The west wall of the lost lean-to north aisle has a diagonal buttress and a four-light window with 17th-century straight mullions. The south wall of the chancel is of sandstone ashlar and includes, from east to west, a two-light straight-headed window with Perpendicular tracery, an offset buttress, a window with Y-tracery, a Tudor-headed entrance, and another two-light straight-headed window, with two sanctuary steps to the north.

The transept features coped gables with a bellcote to the north and a gable cross to the south. The chapel has a plinth and a restored three-light east window dated 1881 sitting on a sill course. Its north side contains a moulded arch with 19th-century infill including an entrance with moulding and a four-centred head, together with two cusped spherical-triangle windows and three moulded corbels above. The south gable end has diagonal buttresses and a three-light traceried window on a sill course. Two large offset buttresses to the west wall include a lancet to the north. The south wall of the nave contains a blocked three-light straight-headed window to the west of the transept, a two-light clerestory window above, the sill and jamb of another window, and further west an entrance with a corbel above to the north side.

The three-stage tower has a strip buttress to the lower stage of each side and string courses, with an offset stair turret featuring a corbel table clasps the south-west angle. The top stage contains circa 1200 two-light round-headed bell openings with cusped lattice infill. A restored crenellated parapet with angle pinnacles (two bearing wind vanes) crowns the tower, topped with a top cornice. The south face has a narrow light to the buttress; the west face has a round-headed double-chamfered light to the lower stage and a narrow window with a sash to the middle stage. The east face features a tower arch of three orders (the inner order on corbels), an impost band, and a hood, with an opening showing a balustrade and three former roof lines to the middle stage.

Internally, the tower contains corbels with shields and an entrance to the stair turret with a plank door and round-headed light above, along with deep splays to the windows. A plaque commemorates the restoration of 1972–4, and another commemorates the Underhill family, placed by American members descended from an emigrant of 1630. The upper chamber houses a terracotta panel depicting The Deposition by Agostino Corlini (1725) and wall panelling.

The transept displays arch-braced roof trusses, formerly with a panelled ceiling by Rickman. The chapel retains shafts with foliate capitals to the east window.
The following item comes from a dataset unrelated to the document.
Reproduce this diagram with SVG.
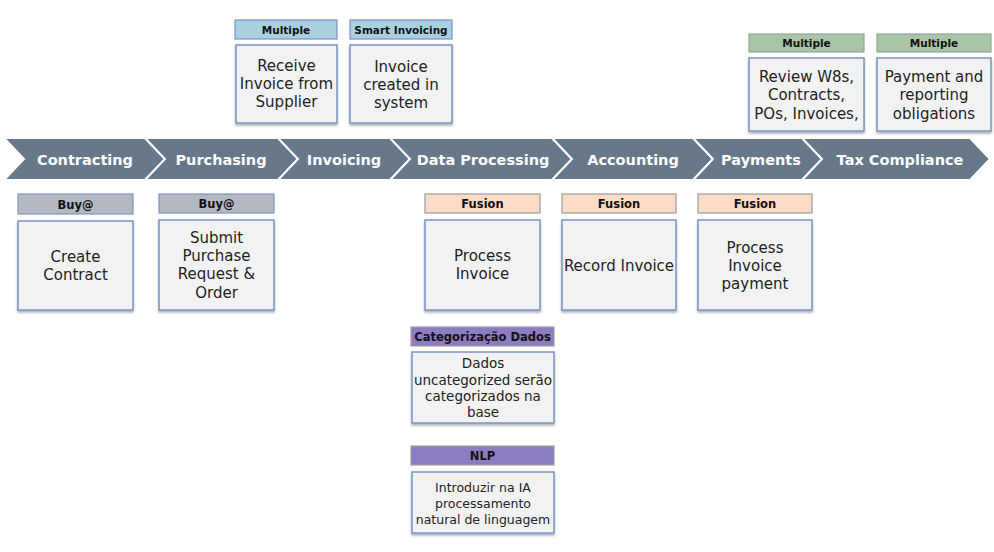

Fittings include early 19th-century stalls by Rickman with cast-iron panels, and later encaustic tiles to the chapel.

The church contains numerous monuments and wall tablets commemorating members of the Shirley and Underhill families. These include: Anthony Underhill (d.1587), a painted panel with verse; Frances Freckleton (d.1633), with an effigy on a chest under a canopy borne by Corinthian columns; and a major monument to the Earl Ferrers (d.1775) and Countess Ferrers by JF Moore, comprising a veined marble plinth supporting a red and white marble sarcophagus with feet and an oval inscription panel, a reclining figure of George Shirley against a grey marble stele with armorial bearing over a white cornice, and flanking figures of the Earl and Countess. A plaque records that this monument was originally intended for the church at Staunton Harold, Leicestershire, but was placed here by George Shirley when permission was refused by the Earl Ferrers.

Stained glass in the transept and chapel was commissioned from Evie Hone in 1948–9, replacing glass from Winchester College which was subsequently returned there. The north aisle west window is also by Hone.

The site is designated as a Scheduled Ancient Monument.